## BEGIN

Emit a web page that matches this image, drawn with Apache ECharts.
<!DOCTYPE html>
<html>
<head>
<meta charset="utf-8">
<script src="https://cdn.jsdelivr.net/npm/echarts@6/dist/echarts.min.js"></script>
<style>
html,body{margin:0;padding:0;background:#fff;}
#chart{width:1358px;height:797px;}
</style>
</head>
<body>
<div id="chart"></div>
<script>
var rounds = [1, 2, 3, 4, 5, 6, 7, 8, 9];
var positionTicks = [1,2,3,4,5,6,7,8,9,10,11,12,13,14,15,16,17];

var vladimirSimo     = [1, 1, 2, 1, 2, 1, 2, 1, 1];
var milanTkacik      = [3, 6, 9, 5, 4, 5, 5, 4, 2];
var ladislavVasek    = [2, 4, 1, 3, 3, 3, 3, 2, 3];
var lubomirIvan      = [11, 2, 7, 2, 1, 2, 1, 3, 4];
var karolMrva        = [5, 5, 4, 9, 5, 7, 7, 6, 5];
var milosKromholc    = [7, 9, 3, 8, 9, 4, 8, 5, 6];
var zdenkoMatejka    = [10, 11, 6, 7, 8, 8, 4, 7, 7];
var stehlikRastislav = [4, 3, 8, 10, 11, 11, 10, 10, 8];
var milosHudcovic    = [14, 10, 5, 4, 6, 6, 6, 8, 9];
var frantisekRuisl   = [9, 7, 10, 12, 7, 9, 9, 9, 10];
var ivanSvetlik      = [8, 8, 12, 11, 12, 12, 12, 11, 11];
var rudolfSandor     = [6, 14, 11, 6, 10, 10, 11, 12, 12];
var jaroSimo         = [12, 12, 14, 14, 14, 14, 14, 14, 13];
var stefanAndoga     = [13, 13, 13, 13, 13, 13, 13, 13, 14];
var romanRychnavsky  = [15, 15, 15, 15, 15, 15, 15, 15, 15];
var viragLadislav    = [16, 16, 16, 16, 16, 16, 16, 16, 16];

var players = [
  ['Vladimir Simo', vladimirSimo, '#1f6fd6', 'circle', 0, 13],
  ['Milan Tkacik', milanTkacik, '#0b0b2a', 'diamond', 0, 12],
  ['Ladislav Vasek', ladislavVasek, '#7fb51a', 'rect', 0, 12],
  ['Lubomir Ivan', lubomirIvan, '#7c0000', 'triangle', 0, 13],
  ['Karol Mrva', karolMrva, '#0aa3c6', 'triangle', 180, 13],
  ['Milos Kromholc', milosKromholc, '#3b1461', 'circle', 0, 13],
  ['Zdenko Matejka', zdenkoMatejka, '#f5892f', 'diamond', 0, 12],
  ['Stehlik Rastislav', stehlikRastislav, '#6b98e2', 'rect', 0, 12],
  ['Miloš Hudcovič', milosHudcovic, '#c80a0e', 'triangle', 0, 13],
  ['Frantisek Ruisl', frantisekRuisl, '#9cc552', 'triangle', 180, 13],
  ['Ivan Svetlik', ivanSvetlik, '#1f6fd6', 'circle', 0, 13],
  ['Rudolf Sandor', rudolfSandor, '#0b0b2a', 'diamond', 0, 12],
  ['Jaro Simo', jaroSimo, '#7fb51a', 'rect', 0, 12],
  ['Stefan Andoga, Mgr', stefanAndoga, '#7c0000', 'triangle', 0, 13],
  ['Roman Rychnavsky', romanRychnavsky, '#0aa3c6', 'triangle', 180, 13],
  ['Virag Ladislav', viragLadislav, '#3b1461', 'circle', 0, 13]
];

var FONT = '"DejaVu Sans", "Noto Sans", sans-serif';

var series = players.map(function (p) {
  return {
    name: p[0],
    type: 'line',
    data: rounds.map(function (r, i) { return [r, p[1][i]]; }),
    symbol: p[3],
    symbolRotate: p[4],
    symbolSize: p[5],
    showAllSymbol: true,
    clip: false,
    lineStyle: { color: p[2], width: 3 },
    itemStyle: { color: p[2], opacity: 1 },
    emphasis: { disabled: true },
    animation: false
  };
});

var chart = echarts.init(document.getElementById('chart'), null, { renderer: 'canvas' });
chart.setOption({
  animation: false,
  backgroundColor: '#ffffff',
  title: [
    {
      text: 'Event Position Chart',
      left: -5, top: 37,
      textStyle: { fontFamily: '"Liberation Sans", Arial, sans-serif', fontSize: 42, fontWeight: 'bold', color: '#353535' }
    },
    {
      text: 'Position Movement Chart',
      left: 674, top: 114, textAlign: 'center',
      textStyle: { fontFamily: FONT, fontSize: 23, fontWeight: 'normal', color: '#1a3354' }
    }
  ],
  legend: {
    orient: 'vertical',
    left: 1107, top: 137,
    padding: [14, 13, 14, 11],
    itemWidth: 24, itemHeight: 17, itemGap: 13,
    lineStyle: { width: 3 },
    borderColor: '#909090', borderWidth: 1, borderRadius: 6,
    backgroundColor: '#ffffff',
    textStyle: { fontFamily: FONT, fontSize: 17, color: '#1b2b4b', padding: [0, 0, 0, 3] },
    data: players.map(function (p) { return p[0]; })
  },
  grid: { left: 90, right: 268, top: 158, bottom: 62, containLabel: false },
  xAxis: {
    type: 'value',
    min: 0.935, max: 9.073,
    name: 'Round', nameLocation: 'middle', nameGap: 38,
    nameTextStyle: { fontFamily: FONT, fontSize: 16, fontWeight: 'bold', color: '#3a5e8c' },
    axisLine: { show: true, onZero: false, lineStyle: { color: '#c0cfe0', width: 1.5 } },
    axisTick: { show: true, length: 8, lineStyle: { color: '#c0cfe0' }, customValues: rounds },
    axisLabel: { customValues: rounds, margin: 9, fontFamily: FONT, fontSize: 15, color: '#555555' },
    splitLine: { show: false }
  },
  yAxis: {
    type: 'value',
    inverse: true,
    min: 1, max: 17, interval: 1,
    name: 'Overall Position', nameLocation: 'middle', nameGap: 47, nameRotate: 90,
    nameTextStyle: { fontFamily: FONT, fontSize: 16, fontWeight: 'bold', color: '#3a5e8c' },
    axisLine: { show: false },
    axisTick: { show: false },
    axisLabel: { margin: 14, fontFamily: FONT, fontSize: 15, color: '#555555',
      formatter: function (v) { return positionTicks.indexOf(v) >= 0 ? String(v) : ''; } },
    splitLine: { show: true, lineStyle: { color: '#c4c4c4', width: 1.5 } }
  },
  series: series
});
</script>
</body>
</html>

## END
## BEGIN

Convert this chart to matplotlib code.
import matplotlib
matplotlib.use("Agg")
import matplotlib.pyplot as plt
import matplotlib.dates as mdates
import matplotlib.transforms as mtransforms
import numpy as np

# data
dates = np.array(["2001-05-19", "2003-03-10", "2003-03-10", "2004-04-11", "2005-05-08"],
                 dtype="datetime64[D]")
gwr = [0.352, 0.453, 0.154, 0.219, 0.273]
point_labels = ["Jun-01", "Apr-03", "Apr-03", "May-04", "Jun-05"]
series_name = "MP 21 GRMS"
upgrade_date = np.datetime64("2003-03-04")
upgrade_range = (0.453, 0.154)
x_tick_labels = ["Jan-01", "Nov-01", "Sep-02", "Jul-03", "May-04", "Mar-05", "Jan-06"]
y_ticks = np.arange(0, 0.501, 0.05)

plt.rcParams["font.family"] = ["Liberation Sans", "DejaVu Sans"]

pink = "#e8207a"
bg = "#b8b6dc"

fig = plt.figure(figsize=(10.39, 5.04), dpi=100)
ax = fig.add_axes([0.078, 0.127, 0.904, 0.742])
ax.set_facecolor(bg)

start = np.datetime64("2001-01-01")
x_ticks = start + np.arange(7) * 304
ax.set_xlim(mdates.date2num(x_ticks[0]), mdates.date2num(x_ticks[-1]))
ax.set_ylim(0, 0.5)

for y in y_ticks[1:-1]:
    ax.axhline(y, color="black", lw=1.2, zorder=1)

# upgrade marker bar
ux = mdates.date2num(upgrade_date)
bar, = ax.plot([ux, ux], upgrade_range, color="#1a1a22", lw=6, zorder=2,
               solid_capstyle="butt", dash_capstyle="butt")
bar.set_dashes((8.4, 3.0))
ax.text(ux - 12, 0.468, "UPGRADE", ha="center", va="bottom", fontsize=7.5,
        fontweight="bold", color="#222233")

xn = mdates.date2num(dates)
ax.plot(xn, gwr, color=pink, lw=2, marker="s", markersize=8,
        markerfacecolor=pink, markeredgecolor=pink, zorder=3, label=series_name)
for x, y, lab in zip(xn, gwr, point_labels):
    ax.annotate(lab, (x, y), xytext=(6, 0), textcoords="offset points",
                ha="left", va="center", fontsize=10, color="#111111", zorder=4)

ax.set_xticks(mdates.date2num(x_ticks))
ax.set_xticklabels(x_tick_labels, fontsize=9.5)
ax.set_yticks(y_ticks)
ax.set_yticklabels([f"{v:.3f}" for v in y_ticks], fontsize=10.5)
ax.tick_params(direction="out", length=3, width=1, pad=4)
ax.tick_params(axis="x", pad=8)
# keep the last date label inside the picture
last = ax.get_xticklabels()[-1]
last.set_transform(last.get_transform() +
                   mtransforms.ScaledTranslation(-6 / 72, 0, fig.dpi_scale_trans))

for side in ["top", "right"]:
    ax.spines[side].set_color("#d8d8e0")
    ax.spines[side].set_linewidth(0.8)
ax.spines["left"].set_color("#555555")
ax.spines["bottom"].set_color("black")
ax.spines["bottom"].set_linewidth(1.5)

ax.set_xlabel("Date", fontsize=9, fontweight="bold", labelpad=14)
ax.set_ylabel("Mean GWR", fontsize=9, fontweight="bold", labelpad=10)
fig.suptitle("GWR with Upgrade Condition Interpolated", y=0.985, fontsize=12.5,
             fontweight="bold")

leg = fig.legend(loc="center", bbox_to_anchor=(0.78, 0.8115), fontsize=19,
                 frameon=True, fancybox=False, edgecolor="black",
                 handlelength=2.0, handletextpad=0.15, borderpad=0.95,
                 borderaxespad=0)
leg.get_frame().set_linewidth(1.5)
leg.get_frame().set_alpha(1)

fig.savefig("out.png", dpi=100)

## END

> WHAT THE TASK ASKS
Extract lines where the string "with" occurs.

> COMPLETE ANSWER
Emit a web page that matches this image, drawn with Apache ECharts.
fig.suptitle("GWR with Upgrade Condition Interpolated", y=0.985, fontsize=12.5,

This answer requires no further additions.